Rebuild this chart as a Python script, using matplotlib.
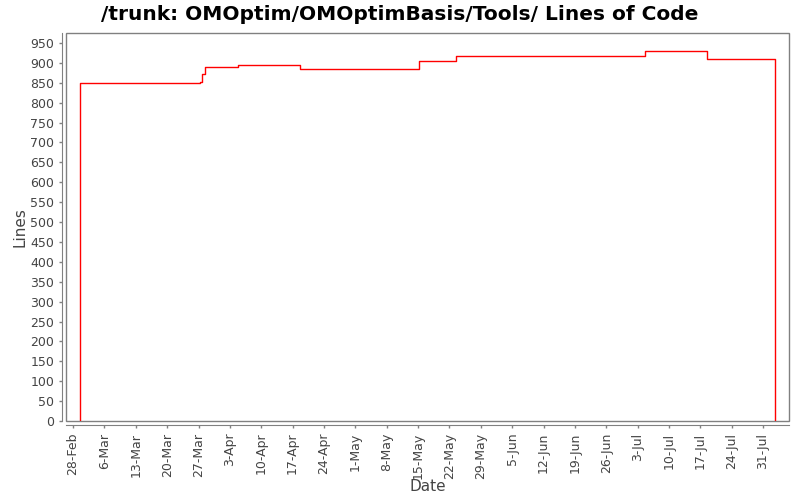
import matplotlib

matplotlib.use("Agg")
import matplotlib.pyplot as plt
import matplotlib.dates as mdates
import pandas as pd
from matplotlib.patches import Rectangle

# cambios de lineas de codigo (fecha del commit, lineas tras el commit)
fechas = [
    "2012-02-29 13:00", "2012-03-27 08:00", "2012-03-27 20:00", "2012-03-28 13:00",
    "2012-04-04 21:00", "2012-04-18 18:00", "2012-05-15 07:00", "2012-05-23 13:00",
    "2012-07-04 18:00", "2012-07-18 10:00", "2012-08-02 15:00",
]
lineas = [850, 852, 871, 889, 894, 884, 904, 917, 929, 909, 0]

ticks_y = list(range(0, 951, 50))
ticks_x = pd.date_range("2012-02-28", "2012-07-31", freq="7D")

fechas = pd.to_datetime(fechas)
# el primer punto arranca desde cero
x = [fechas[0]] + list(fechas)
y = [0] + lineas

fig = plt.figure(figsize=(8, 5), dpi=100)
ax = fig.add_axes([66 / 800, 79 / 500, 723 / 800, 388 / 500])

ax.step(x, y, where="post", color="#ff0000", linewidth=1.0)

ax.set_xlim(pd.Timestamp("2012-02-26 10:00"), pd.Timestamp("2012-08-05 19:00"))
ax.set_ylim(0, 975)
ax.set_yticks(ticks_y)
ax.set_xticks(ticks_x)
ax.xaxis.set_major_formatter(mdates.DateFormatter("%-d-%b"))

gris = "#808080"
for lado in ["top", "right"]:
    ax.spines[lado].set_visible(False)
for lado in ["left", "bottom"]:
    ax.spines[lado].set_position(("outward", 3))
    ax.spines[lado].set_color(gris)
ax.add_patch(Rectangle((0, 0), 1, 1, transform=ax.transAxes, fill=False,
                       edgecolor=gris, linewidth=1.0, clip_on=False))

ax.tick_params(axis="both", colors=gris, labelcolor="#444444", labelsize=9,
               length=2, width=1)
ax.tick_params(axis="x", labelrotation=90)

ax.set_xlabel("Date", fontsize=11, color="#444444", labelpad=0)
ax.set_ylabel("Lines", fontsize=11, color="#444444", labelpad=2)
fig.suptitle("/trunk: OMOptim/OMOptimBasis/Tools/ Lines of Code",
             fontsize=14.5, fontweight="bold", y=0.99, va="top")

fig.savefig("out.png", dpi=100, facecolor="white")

- - -

**GIVEN REQUEST:** Reproduce the material word for word, minus the images.

**SOLUTION FOR THIS TASK:**
Rebuild this chart as a Python script, using matplotlib.
import matplotlib

matplotlib.use("Agg")
import matplotlib.pyplot as plt
import matplotlib.dates as mdates
import pandas as pd
from matplotlib.patches import Rectangle

# cambios de lineas de codigo (fecha del commit, lineas tras el commit)
fechas = [
    "2012-02-29 13:00", "2012-03-27 08:00", "2012-03-27 20:00", "2012-03-28 13:00",
    "2012-04-04 21:00", "2012-04-18 18:00", "2012-05-15 07:00", "2012-05-23 13:00",
    "2012-07-04 18:00", "2012-07-18 10:00", "2012-08-02 15:00",
]
lineas = [850, 852, 871, 889, 894, 884, 904, 917, 929, 909, 0]

ticks_y = list(range(0, 951, 50))
ticks_x = pd.date_range("2012-02-28", "2012-07-31", freq="7D")

fechas = pd.to_datetime(fechas)
# el primer punto arranca desde cero
x = [fechas[0]] + list(fechas)
y = [0] + lineas

fig = plt.figure(figsize=(8, 5), dpi=100)
ax = fig.add_axes([66 / 800, 79 / 500, 723 / 800, 388 / 500])

ax.step(x, y, where="post", color="#ff0000", linewidth=1.0)

ax.set_xlim(pd.Timestamp("2012-02-26 10:00"), pd.Timestamp("2012-08-05 19:00"))
ax.set_ylim(0, 975)
ax.set_yticks(ticks_y)
ax.set_xticks(ticks_x)
ax.xaxis.set_major_formatter(mdates.DateFormatter("%-d-%b"))

gris = "#808080"
for lado in ["top", "right"]:
    ax.spines[lado].set_visible(False)
for lado in ["left", "bottom"]:
    ax.spines[lado].set_position(("outward", 3))
    ax.spines[lado].set_color(gris)
ax.add_patch(Rectangle((0, 0), 1, 1, transform=ax.transAxes, fill=False,
                       edgecolor=gris, linewidth=1.0, clip_on=False))

ax.tick_params(axis="both", colors=gris, labelcolor="#444444", labelsize=9,
               length=2, width=1)
ax.tick_params(axis="x", labelrotation=90)

ax.set_xlabel("Date", fontsize=11, color="#444444", labelpad=0)
ax.set_ylabel("Lines", fontsize=11, color="#444444", labelpad=2)
fig.suptitle("/trunk: OMOptim/OMOptimBasis/Tools/ Lines of Code",
             fontsize=14.5, fontweight="bold", y=0.99, va="top")

fig.savefig("out.png", dpi=100, facecolor="white")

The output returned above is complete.